_Instructions to follow_: The material below should be written out in full and exactly; pictures stay out of the copy.
— Start —
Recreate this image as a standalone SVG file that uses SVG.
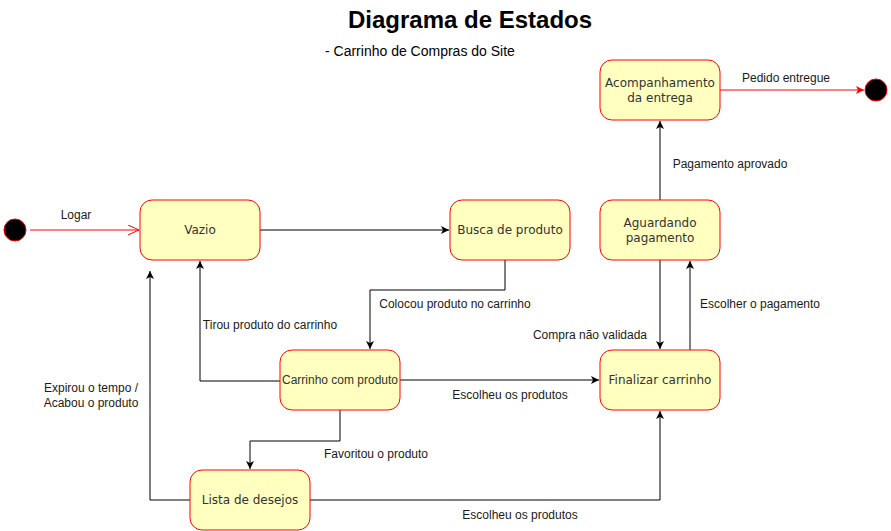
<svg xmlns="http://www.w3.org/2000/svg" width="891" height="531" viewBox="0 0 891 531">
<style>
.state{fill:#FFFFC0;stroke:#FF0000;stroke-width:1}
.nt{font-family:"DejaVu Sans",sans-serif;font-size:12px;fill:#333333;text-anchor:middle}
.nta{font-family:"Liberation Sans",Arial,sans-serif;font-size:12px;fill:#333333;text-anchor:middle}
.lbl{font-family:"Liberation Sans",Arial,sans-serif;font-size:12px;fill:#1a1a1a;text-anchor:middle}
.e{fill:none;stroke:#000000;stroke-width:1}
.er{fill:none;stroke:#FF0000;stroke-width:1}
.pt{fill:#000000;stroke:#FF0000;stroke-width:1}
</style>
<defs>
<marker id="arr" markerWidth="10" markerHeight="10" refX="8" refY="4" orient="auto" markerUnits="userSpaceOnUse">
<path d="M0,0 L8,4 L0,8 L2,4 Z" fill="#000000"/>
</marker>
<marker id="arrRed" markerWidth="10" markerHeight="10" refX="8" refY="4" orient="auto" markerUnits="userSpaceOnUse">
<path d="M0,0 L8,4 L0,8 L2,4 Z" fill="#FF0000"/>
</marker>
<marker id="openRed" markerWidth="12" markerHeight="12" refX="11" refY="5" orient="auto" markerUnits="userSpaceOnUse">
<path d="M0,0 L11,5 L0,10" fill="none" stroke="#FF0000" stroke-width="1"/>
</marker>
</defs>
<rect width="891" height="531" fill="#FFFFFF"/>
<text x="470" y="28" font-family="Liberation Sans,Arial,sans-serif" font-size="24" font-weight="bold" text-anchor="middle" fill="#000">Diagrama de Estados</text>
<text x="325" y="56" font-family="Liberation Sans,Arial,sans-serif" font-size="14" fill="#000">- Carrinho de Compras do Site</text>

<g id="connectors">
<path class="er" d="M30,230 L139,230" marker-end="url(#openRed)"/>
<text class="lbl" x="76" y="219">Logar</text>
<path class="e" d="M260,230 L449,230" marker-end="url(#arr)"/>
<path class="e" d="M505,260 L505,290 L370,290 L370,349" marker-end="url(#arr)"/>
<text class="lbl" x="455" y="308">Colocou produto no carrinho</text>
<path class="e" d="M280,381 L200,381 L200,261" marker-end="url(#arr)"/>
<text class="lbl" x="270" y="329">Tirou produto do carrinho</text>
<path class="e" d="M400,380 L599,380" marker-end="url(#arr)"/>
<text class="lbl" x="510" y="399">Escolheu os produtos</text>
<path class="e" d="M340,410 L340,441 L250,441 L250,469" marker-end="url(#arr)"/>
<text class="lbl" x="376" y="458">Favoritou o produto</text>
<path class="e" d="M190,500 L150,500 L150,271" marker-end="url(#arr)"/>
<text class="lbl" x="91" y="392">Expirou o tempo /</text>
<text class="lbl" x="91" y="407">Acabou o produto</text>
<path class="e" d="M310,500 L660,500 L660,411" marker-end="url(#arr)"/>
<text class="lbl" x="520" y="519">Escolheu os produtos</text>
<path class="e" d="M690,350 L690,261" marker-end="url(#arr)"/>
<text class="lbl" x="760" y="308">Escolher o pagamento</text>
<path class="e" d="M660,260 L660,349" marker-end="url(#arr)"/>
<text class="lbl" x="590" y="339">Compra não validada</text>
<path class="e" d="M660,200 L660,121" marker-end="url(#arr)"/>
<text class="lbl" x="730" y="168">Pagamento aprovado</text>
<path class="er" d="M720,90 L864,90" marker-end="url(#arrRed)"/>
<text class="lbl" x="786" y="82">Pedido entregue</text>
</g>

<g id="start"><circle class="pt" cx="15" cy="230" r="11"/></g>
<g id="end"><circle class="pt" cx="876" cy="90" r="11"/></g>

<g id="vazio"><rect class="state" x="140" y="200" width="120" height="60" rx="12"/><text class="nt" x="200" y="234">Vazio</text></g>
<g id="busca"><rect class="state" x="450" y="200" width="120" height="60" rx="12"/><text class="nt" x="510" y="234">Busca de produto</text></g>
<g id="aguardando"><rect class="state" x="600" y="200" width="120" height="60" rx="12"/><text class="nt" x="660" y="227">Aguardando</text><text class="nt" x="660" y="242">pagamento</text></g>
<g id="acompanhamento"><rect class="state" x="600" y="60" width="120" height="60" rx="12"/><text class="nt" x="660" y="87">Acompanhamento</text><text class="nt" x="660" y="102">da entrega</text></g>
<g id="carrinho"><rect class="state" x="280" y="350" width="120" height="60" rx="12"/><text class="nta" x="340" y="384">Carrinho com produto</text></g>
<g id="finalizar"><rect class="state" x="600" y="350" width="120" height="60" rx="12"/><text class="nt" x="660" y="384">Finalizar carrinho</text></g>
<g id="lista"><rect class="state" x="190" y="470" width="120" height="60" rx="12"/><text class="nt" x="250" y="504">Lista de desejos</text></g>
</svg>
— End —
_Exercise solution_:
Recreate this image as a standalone SVG file that uses SVG.
<svg xmlns="http://www.w3.org/2000/svg" width="891" height="531" viewBox="0 0 891 531">
<style>
.state{fill:#FFFFC0;stroke:#FF0000;stroke-width:1}
.nt{font-family:"DejaVu Sans",sans-serif;font-size:12px;fill:#333333;text-anchor:middle}
.nta{font-family:"Liberation Sans",Arial,sans-serif;font-size:12px;fill:#333333;text-anchor:middle}
.lbl{font-family:"Liberation Sans",Arial,sans-serif;font-size:12px;fill:#1a1a1a;text-anchor:middle}
.e{fill:none;stroke:#000000;stroke-width:1}
.er{fill:none;stroke:#FF0000;stroke-width:1}
.pt{fill:#000000;stroke:#FF0000;stroke-width:1}
</style>
<defs>
<marker id="arr" markerWidth="10" markerHeight="10" refX="8" refY="4" orient="auto" markerUnits="userSpaceOnUse">
<path d="M0,0 L8,4 L0,8 L2,4 Z" fill="#000000"/>
</marker>
<marker id="arrRed" markerWidth="10" markerHeight="10" refX="8" refY="4" orient="auto" markerUnits="userSpaceOnUse">
<path d="M0,0 L8,4 L0,8 L2,4 Z" fill="#FF0000"/>
</marker>
<marker id="openRed" markerWidth="12" markerHeight="12" refX="11" refY="5" orient="auto" markerUnits="userSpaceOnUse">
<path d="M0,0 L11,5 L0,10" fill="none" stroke="#FF0000" stroke-width="1"/>
</marker>
</defs>
<rect width="891" height="531" fill="#FFFFFF"/>
<text x="470" y="28" font-family="Liberation Sans,Arial,sans-serif" font-size="24" font-weight="bold" text-anchor="middle" fill="#000">Diagrama de Estados</text>
<text x="325" y="56" font-family="Liberation Sans,Arial,sans-serif" font-size="14" fill="#000">- Carrinho de Compras do Site</text>

<g id="connectors">
<path class="er" d="M30,230 L139,230" marker-end="url(#openRed)"/>
<text class="lbl" x="76" y="219">Logar</text>
<path class="e" d="M260,230 L449,230" marker-end="url(#arr)"/>
<path class="e" d="M505,260 L505,290 L370,290 L370,349" marker-end="url(#arr)"/>
<text class="lbl" x="455" y="308">Colocou produto no carrinho</text>
<path class="e" d="M280,381 L200,381 L200,261" marker-end="url(#arr)"/>
<text class="lbl" x="270" y="329">Tirou produto do carrinho</text>
<path class="e" d="M400,380 L599,380" marker-end="url(#arr)"/>
<text class="lbl" x="510" y="399">Escolheu os produtos</text>
<path class="e" d="M340,410 L340,441 L250,441 L250,469" marker-end="url(#arr)"/>
<text class="lbl" x="376" y="458">Favoritou o produto</text>
<path class="e" d="M190,500 L150,500 L150,271" marker-end="url(#arr)"/>
<text class="lbl" x="91" y="392">Expirou o tempo /</text>
<text class="lbl" x="91" y="407">Acabou o produto</text>
<path class="e" d="M310,500 L660,500 L660,411" marker-end="url(#arr)"/>
<text class="lbl" x="520" y="519">Escolheu os produtos</text>
<path class="e" d="M690,350 L690,261" marker-end="url(#arr)"/>
<text class="lbl" x="760" y="308">Escolher o pagamento</text>
<path class="e" d="M660,260 L660,349" marker-end="url(#arr)"/>
<text class="lbl" x="590" y="339">Compra não validada</text>
<path class="e" d="M660,200 L660,121" marker-end="url(#arr)"/>
<text class="lbl" x="730" y="168">Pagamento aprovado</text>
<path class="er" d="M720,90 L864,90" marker-end="url(#arrRed)"/>
<text class="lbl" x="786" y="82">Pedido entregue</text>
</g>

<g id="start"><circle class="pt" cx="15" cy="230" r="11"/></g>
<g id="end"><circle class="pt" cx="876" cy="90" r="11"/></g>

<g id="vazio"><rect class="state" x="140" y="200" width="120" height="60" rx="12"/><text class="nt" x="200" y="234">Vazio</text></g>
<g id="busca"><rect class="state" x="450" y="200" width="120" height="60" rx="12"/><text class="nt" x="510" y="234">Busca de produto</text></g>
<g id="aguardando"><rect class="state" x="600" y="200" width="120" height="60" rx="12"/><text class="nt" x="660" y="227">Aguardando</text><text class="nt" x="660" y="242">pagamento</text></g>
<g id="acompanhamento"><rect class="state" x="600" y="60" width="120" height="60" rx="12"/><text class="nt" x="660" y="87">Acompanhamento</text><text class="nt" x="660" y="102">da entrega</text></g>
<g id="carrinho"><rect class="state" x="280" y="350" width="120" height="60" rx="12"/><text class="nta" x="340" y="384">Carrinho com produto</text></g>
<g id="finalizar"><rect class="state" x="600" y="350" width="120" height="60" rx="12"/><text class="nt" x="660" y="384">Finalizar carrinho</text></g>
<g id="lista"><rect class="state" x="190" y="470" width="120" height="60" rx="12"/><text class="nt" x="250" y="504">Lista de desejos</text></g>
</svg>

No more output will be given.